▶ [Objective]
Take the material and output all of it exactly.

▶ [Information provided]

↓↓↓

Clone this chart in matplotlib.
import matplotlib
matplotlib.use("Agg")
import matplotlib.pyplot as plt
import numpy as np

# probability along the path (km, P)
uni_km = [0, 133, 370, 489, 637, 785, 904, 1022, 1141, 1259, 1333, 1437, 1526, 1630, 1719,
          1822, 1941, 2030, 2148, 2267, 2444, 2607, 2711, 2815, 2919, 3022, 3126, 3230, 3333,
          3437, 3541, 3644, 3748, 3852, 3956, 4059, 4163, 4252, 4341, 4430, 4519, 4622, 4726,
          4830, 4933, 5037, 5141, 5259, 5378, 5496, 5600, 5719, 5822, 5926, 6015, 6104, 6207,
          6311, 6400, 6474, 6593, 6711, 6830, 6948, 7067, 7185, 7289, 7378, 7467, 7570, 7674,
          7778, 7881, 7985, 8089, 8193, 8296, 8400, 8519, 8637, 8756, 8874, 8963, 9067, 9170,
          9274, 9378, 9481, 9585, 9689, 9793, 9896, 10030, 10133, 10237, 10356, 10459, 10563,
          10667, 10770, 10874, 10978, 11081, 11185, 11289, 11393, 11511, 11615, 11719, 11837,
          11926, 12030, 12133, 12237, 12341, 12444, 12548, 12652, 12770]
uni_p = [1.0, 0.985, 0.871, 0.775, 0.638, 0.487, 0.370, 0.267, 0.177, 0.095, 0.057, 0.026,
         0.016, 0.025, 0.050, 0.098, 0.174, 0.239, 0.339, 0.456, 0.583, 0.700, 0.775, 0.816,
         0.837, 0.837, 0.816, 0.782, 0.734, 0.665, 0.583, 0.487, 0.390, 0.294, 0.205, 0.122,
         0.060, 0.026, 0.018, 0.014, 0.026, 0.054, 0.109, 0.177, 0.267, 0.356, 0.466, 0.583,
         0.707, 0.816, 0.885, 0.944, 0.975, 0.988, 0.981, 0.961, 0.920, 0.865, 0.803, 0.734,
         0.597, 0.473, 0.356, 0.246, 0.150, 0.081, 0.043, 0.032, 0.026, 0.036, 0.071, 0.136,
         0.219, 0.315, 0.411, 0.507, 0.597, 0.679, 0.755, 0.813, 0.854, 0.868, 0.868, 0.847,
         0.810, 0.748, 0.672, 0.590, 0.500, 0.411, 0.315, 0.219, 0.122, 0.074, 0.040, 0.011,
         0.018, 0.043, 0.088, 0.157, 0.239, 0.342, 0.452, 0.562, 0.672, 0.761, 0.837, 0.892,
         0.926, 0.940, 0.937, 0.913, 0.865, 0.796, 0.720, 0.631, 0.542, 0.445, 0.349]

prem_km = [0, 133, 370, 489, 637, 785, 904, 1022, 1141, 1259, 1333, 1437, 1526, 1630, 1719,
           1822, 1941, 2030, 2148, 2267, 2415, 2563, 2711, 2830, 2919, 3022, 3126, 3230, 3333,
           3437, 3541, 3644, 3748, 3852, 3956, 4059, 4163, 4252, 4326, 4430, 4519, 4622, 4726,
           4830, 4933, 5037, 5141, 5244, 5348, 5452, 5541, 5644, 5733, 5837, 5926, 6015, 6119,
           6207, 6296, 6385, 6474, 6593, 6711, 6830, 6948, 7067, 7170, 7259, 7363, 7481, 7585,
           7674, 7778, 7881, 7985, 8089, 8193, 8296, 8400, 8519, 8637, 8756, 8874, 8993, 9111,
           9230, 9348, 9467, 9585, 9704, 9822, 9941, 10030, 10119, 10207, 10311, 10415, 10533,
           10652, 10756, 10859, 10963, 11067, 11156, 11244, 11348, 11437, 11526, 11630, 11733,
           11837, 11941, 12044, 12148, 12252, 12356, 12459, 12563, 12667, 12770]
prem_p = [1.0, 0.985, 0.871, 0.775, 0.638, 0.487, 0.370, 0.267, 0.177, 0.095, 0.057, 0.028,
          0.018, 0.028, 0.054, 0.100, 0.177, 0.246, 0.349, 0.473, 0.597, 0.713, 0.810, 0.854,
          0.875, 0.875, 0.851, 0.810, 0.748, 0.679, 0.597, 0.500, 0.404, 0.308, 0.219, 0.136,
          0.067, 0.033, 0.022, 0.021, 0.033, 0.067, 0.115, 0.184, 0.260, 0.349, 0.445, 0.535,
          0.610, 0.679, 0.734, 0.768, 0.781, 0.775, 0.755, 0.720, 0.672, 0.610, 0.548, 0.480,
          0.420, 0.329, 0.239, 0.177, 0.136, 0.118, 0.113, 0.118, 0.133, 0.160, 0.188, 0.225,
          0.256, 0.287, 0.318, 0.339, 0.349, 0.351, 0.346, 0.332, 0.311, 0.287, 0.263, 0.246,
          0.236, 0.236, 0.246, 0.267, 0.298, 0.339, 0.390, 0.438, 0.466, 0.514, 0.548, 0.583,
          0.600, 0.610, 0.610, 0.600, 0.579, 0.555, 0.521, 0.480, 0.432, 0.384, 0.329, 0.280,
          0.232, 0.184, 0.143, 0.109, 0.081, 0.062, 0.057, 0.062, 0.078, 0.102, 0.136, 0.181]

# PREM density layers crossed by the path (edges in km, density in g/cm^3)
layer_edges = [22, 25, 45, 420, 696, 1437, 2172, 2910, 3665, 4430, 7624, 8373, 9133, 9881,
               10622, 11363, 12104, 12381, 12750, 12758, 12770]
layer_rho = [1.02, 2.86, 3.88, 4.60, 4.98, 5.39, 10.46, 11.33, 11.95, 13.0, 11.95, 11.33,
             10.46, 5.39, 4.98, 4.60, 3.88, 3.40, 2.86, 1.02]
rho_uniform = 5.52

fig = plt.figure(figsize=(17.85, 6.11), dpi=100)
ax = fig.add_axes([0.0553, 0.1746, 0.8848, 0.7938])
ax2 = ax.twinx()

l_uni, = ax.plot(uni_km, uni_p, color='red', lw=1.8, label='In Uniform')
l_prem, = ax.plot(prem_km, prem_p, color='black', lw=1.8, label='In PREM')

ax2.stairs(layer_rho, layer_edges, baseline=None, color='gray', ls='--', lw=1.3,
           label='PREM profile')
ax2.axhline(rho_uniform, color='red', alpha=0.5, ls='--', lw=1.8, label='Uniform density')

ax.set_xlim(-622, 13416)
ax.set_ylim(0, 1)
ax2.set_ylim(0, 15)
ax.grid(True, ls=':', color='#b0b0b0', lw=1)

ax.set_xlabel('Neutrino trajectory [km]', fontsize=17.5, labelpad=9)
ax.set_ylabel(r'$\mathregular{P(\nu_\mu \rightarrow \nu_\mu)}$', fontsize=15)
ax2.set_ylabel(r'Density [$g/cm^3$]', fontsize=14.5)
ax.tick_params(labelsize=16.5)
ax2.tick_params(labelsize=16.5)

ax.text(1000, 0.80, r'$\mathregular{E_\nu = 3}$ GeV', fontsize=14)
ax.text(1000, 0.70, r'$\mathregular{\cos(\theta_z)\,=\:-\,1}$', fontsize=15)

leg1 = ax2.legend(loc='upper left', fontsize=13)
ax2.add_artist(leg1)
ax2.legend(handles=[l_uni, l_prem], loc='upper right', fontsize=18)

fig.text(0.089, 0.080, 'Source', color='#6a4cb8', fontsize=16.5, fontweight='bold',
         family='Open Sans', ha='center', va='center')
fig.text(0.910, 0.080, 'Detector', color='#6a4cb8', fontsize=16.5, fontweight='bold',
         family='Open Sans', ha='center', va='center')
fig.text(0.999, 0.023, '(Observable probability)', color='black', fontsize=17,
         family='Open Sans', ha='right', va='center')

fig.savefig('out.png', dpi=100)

↑↑↑

▶ [Finished exercise]
Clone this chart in matplotlib.
import matplotlib
matplotlib.use("Agg")
import matplotlib.pyplot as plt
import numpy as np

# probability along the path (km, P)
uni_km = [0, 133, 370, 489, 637, 785, 904, 1022, 1141, 1259, 1333, 1437, 1526, 1630, 1719,
          1822, 1941, 2030, 2148, 2267, 2444, 2607, 2711, 2815, 2919, 3022, 3126, 3230, 3333,
          3437, 3541, 3644, 3748, 3852, 3956, 4059, 4163, 4252, 4341, 4430, 4519, 4622, 4726,
          4830, 4933, 5037, 5141, 5259, 5378, 5496, 5600, 5719, 5822, 5926, 6015, 6104, 6207,
          6311, 6400, 6474, 6593, 6711, 6830, 6948, 7067, 7185, 7289, 7378, 7467, 7570, 7674,
          7778, 7881, 7985, 8089, 8193, 8296, 8400, 8519, 8637, 8756, 8874, 8963, 9067, 9170,
          9274, 9378, 9481, 9585, 9689, 9793, 9896, 10030, 10133, 10237, 10356, 10459, 10563,
          10667, 10770, 10874, 10978, 11081, 11185, 11289, 11393, 11511, 11615, 11719, 11837,
          11926, 12030, 12133, 12237, 12341, 12444, 12548, 12652, 12770]
uni_p = [1.0, 0.985, 0.871, 0.775, 0.638, 0.487, 0.370, 0.267, 0.177, 0.095, 0.057, 0.026,
         0.016, 0.025, 0.050, 0.098, 0.174, 0.239, 0.339, 0.456, 0.583, 0.700, 0.775, 0.816,
         0.837, 0.837, 0.816, 0.782, 0.734, 0.665, 0.583, 0.487, 0.390, 0.294, 0.205, 0.122,
         0.060, 0.026, 0.018, 0.014, 0.026, 0.054, 0.109, 0.177, 0.267, 0.356, 0.466, 0.583,
         0.707, 0.816, 0.885, 0.944, 0.975, 0.988, 0.981, 0.961, 0.920, 0.865, 0.803, 0.734,
         0.597, 0.473, 0.356, 0.246, 0.150, 0.081, 0.043, 0.032, 0.026, 0.036, 0.071, 0.136,
         0.219, 0.315, 0.411, 0.507, 0.597, 0.679, 0.755, 0.813, 0.854, 0.868, 0.868, 0.847,
         0.810, 0.748, 0.672, 0.590, 0.500, 0.411, 0.315, 0.219, 0.122, 0.074, 0.040, 0.011,
         0.018, 0.043, 0.088, 0.157, 0.239, 0.342, 0.452, 0.562, 0.672, 0.761, 0.837, 0.892,
         0.926, 0.940, 0.937, 0.913, 0.865, 0.796, 0.720, 0.631, 0.542, 0.445, 0.349]

prem_km = [0, 133, 370, 489, 637, 785, 904, 1022, 1141, 1259, 1333, 1437, 1526, 1630, 1719,
           1822, 1941, 2030, 2148, 2267, 2415, 2563, 2711, 2830, 2919, 3022, 3126, 3230, 3333,
           3437, 3541, 3644, 3748, 3852, 3956, 4059, 4163, 4252, 4326, 4430, 4519, 4622, 4726,
           4830, 4933, 5037, 5141, 5244, 5348, 5452, 5541, 5644, 5733, 5837, 5926, 6015, 6119,
           6207, 6296, 6385, 6474, 6593, 6711, 6830, 6948, 7067, 7170, 7259, 7363, 7481, 7585,
           7674, 7778, 7881, 7985, 8089, 8193, 8296, 8400, 8519, 8637, 8756, 8874, 8993, 9111,
           9230, 9348, 9467, 9585, 9704, 9822, 9941, 10030, 10119, 10207, 10311, 10415, 10533,
           10652, 10756, 10859, 10963, 11067, 11156, 11244, 11348, 11437, 11526, 11630, 11733,
           11837, 11941, 12044, 12148, 12252, 12356, 12459, 12563, 12667, 12770]
prem_p = [1.0, 0.985, 0.871, 0.775, 0.638, 0.487, 0.370, 0.267, 0.177, 0.095, 0.057, 0.028,
          0.018, 0.028, 0.054, 0.100, 0.177, 0.246, 0.349, 0.473, 0.597, 0.713, 0.810, 0.854,
          0.875, 0.875, 0.851, 0.810, 0.748, 0.679, 0.597, 0.500, 0.404, 0.308, 0.219, 0.136,
          0.067, 0.033, 0.022, 0.021, 0.033, 0.067, 0.115, 0.184, 0.260, 0.349, 0.445, 0.535,
          0.610, 0.679, 0.734, 0.768, 0.781, 0.775, 0.755, 0.720, 0.672, 0.610, 0.548, 0.480,
          0.420, 0.329, 0.239, 0.177, 0.136, 0.118, 0.113, 0.118, 0.133, 0.160, 0.188, 0.225,
          0.256, 0.287, 0.318, 0.339, 0.349, 0.351, 0.346, 0.332, 0.311, 0.287, 0.263, 0.246,
          0.236, 0.236, 0.246, 0.267, 0.298, 0.339, 0.390, 0.438, 0.466, 0.514, 0.548, 0.583,
          0.600, 0.610, 0.610, 0.600, 0.579, 0.555, 0.521, 0.480, 0.432, 0.384, 0.329, 0.280,
          0.232, 0.184, 0.143, 0.109, 0.081, 0.062, 0.057, 0.062, 0.078, 0.102, 0.136, 0.181]

# PREM density layers crossed by the path (edges in km, density in g/cm^3)
layer_edges = [22, 25, 45, 420, 696, 1437, 2172, 2910, 3665, 4430, 7624, 8373, 9133, 9881,
               10622, 11363, 12104, 12381, 12750, 12758, 12770]
layer_rho = [1.02, 2.86, 3.88, 4.60, 4.98, 5.39, 10.46, 11.33, 11.95, 13.0, 11.95, 11.33,
             10.46, 5.39, 4.98, 4.60, 3.88, 3.40, 2.86, 1.02]
rho_uniform = 5.52

fig = plt.figure(figsize=(17.85, 6.11), dpi=100)
ax = fig.add_axes([0.0553, 0.1746, 0.8848, 0.7938])
ax2 = ax.twinx()

l_uni, = ax.plot(uni_km, uni_p, color='red', lw=1.8, label='In Uniform')
l_prem, = ax.plot(prem_km, prem_p, color='black', lw=1.8, label='In PREM')

ax2.stairs(layer_rho, layer_edges, baseline=None, color='gray', ls='--', lw=1.3,
           label='PREM profile')
ax2.axhline(rho_uniform, color='red', alpha=0.5, ls='--', lw=1.8, label='Uniform density')

ax.set_xlim(-622, 13416)
ax.set_ylim(0, 1)
ax2.set_ylim(0, 15)
ax.grid(True, ls=':', color='#b0b0b0', lw=1)

ax.set_xlabel('Neutrino trajectory [km]', fontsize=17.5, labelpad=9)
ax.set_ylabel(r'$\mathregular{P(\nu_\mu \rightarrow \nu_\mu)}$', fontsize=15)
ax2.set_ylabel(r'Density [$g/cm^3$]', fontsize=14.5)
ax.tick_params(labelsize=16.5)
ax2.tick_params(labelsize=16.5)

ax.text(1000, 0.80, r'$\mathregular{E_\nu = 3}$ GeV', fontsize=14)
ax.text(1000, 0.70, r'$\mathregular{\cos(\theta_z)\,=\:-\,1}$', fontsize=15)

leg1 = ax2.legend(loc='upper left', fontsize=13)
ax2.add_artist(leg1)
ax2.legend(handles=[l_uni, l_prem], loc='upper right', fontsize=18)

fig.text(0.089, 0.080, 'Source', color='#6a4cb8', fontsize=16.5, fontweight='bold',
         family='Open Sans', ha='center', va='center')
fig.text(0.910, 0.080, 'Detector', color='#6a4cb8', fontsize=16.5, fontweight='bold',
         family='Open Sans', ha='center', va='center')
fig.text(0.999, 0.023, '(Observable probability)', color='black', fontsize=17,
         family='Open Sans', ha='right', va='center')

fig.savefig('out.png', dpi=100)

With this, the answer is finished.